* _Stated problem_
Reproduce only the lines of the material below that start at the line containing "Reproduce this chart with D3.js." and stop at the line containing "const height = 405". Keep both end lines.

* _Supplied material_
((
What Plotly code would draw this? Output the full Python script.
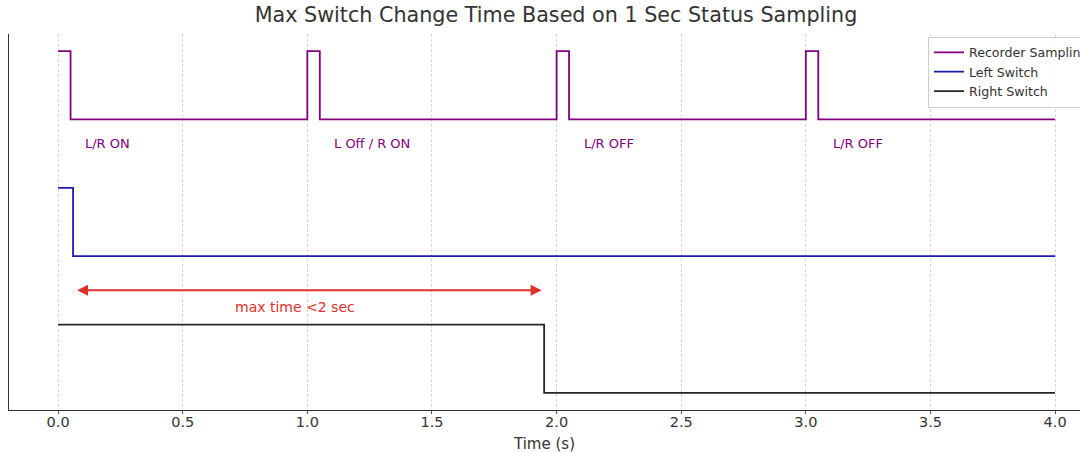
))
((
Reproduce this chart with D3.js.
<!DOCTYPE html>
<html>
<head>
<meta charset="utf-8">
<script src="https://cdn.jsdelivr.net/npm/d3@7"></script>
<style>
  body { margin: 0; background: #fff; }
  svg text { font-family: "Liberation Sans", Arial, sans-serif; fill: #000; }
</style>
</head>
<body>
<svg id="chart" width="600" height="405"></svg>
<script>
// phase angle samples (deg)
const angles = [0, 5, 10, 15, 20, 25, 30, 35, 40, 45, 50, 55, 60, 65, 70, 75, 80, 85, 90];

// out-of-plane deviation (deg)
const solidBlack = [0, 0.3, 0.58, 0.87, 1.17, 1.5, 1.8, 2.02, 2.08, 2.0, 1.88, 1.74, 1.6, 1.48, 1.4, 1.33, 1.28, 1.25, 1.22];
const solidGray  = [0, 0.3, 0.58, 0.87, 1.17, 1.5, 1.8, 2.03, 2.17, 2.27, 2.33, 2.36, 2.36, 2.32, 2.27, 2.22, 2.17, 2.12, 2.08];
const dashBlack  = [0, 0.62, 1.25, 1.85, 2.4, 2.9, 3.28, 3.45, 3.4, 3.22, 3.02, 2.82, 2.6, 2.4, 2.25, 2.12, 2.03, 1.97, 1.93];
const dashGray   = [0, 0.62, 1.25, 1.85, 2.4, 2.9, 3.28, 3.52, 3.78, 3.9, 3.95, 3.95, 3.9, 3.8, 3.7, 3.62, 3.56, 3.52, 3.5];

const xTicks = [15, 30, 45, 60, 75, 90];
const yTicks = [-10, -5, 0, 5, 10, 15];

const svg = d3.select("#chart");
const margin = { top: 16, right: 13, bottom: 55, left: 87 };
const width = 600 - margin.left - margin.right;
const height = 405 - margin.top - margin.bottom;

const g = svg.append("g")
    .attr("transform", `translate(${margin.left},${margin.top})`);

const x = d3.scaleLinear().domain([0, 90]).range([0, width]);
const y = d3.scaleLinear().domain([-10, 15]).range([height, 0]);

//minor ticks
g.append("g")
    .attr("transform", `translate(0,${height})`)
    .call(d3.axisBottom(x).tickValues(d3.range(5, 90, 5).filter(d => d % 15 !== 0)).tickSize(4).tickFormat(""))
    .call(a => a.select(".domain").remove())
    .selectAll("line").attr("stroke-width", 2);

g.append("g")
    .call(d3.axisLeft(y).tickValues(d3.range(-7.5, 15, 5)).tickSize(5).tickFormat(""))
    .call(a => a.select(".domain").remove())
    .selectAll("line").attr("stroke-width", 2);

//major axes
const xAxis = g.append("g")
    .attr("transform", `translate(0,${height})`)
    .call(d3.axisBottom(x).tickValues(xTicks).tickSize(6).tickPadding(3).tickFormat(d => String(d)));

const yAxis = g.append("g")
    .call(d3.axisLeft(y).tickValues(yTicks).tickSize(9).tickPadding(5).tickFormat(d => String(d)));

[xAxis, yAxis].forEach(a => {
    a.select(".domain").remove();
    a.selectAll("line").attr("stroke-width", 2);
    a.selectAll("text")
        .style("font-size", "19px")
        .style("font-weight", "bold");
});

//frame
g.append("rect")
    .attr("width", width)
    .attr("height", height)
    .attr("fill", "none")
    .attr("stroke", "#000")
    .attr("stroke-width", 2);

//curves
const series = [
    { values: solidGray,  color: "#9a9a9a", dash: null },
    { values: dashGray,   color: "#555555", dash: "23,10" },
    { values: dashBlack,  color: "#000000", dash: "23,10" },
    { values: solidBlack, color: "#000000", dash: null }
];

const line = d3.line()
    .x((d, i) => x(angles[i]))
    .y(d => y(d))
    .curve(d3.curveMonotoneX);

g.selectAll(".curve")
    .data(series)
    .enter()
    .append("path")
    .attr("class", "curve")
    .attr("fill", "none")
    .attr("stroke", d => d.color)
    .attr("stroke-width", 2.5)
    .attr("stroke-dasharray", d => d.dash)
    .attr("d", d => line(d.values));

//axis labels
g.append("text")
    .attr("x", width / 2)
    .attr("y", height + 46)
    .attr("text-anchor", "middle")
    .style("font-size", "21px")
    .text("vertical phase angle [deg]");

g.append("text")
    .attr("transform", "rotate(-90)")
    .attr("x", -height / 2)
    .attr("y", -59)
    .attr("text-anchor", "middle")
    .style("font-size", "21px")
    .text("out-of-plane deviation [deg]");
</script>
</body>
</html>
))
((
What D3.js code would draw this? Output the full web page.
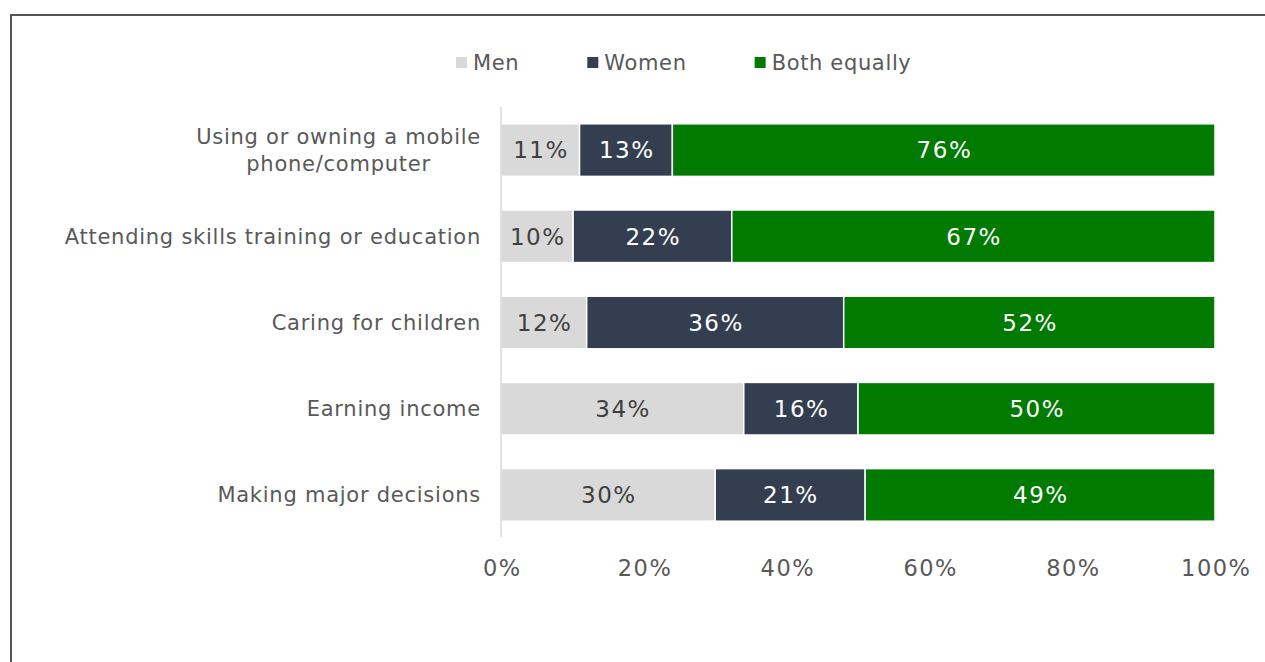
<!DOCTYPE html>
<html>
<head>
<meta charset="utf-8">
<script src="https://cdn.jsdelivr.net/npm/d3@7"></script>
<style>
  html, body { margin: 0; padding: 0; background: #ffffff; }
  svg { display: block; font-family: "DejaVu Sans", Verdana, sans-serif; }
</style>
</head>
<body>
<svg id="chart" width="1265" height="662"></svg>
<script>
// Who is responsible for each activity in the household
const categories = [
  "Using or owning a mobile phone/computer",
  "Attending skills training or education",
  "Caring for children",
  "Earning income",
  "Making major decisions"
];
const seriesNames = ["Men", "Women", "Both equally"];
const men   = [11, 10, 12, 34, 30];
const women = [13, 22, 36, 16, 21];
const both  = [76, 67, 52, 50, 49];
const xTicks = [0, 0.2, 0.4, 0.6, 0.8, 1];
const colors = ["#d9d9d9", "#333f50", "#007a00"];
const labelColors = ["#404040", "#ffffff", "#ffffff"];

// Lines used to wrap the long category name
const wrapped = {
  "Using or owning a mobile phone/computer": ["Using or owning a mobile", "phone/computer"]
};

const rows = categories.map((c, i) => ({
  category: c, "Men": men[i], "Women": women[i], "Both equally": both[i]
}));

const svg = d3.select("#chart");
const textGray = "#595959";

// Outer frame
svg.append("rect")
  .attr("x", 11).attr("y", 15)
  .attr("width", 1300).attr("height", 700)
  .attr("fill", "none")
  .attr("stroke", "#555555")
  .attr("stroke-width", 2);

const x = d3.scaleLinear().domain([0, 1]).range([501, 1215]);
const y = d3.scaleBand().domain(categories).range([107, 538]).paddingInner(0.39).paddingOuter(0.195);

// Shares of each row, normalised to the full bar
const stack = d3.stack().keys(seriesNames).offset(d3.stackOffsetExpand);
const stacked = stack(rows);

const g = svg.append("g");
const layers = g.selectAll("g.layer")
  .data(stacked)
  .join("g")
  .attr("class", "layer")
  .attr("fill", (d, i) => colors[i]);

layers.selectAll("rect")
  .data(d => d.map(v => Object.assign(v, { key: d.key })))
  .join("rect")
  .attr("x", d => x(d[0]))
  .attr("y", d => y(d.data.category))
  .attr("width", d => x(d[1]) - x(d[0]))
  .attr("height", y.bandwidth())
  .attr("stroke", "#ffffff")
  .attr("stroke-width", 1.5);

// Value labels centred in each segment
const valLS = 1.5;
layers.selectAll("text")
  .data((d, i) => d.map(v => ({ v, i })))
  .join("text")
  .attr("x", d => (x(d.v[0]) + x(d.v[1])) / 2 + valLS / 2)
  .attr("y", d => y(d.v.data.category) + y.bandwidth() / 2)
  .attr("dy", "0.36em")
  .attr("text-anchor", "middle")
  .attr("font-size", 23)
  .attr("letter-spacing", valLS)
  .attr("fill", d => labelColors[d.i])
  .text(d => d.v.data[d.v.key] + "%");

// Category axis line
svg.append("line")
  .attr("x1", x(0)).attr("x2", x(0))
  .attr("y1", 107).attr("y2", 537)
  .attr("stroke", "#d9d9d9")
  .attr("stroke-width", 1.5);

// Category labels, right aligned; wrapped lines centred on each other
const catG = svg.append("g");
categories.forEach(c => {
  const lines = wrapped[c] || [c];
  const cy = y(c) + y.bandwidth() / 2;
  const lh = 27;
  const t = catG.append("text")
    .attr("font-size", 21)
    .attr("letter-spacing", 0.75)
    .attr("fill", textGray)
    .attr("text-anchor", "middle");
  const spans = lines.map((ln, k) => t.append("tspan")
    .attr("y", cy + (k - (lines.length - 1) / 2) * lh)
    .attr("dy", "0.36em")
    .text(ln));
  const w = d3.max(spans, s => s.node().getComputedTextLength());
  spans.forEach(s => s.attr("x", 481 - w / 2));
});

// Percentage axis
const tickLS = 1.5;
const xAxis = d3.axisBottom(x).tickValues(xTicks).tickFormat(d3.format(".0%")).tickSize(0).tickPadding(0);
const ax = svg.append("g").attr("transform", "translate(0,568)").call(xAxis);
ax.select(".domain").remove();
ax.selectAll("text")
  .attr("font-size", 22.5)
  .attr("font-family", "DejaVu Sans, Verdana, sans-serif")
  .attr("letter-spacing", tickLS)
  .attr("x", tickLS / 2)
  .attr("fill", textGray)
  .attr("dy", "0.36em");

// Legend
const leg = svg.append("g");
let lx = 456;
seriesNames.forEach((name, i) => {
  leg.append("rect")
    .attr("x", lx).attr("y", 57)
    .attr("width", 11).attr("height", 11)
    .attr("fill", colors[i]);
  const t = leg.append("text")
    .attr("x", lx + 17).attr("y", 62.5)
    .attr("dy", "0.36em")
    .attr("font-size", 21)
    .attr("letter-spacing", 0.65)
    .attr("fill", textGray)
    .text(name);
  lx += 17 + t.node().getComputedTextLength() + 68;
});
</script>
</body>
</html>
))
* _Answer for the task_
Reproduce this chart with D3.js.
<!DOCTYPE html>
<html>
<head>
<meta charset="utf-8">
<script src="https://cdn.jsdelivr.net/npm/d3@7"></script>
<style>
  body { margin: 0; background: #fff; }
  svg text { font-family: "Liberation Sans", Arial, sans-serif; fill: #000; }
</style>
</head>
<body>
<svg id="chart" width="600" height="405"></svg>
<script>
// phase angle samples (deg)
const angles = [0, 5, 10, 15, 20, 25, 30, 35, 40, 45, 50, 55, 60, 65, 70, 75, 80, 85, 90];

// out-of-plane deviation (deg)
const solidBlack = [0, 0.3, 0.58, 0.87, 1.17, 1.5, 1.8, 2.02, 2.08, 2.0, 1.88, 1.74, 1.6, 1.48, 1.4, 1.33, 1.28, 1.25, 1.22];
const solidGray  = [0, 0.3, 0.58, 0.87, 1.17, 1.5, 1.8, 2.03, 2.17, 2.27, 2.33, 2.36, 2.36, 2.32, 2.27, 2.22, 2.17, 2.12, 2.08];
const dashBlack  = [0, 0.62, 1.25, 1.85, 2.4, 2.9, 3.28, 3.45, 3.4, 3.22, 3.02, 2.82, 2.6, 2.4, 2.25, 2.12, 2.03, 1.97, 1.93];
const dashGray   = [0, 0.62, 1.25, 1.85, 2.4, 2.9, 3.28, 3.52, 3.78, 3.9, 3.95, 3.95, 3.9, 3.8, 3.7, 3.62, 3.56, 3.52, 3.5];

const xTicks = [15, 30, 45, 60, 75, 90];
const yTicks = [-10, -5, 0, 5, 10, 15];

const svg = d3.select("#chart");
const margin = { top: 16, right: 13, bottom: 55, left: 87 };
const width = 600 - margin.left - margin.right;
const height = 405 - margin.top - margin.bottom;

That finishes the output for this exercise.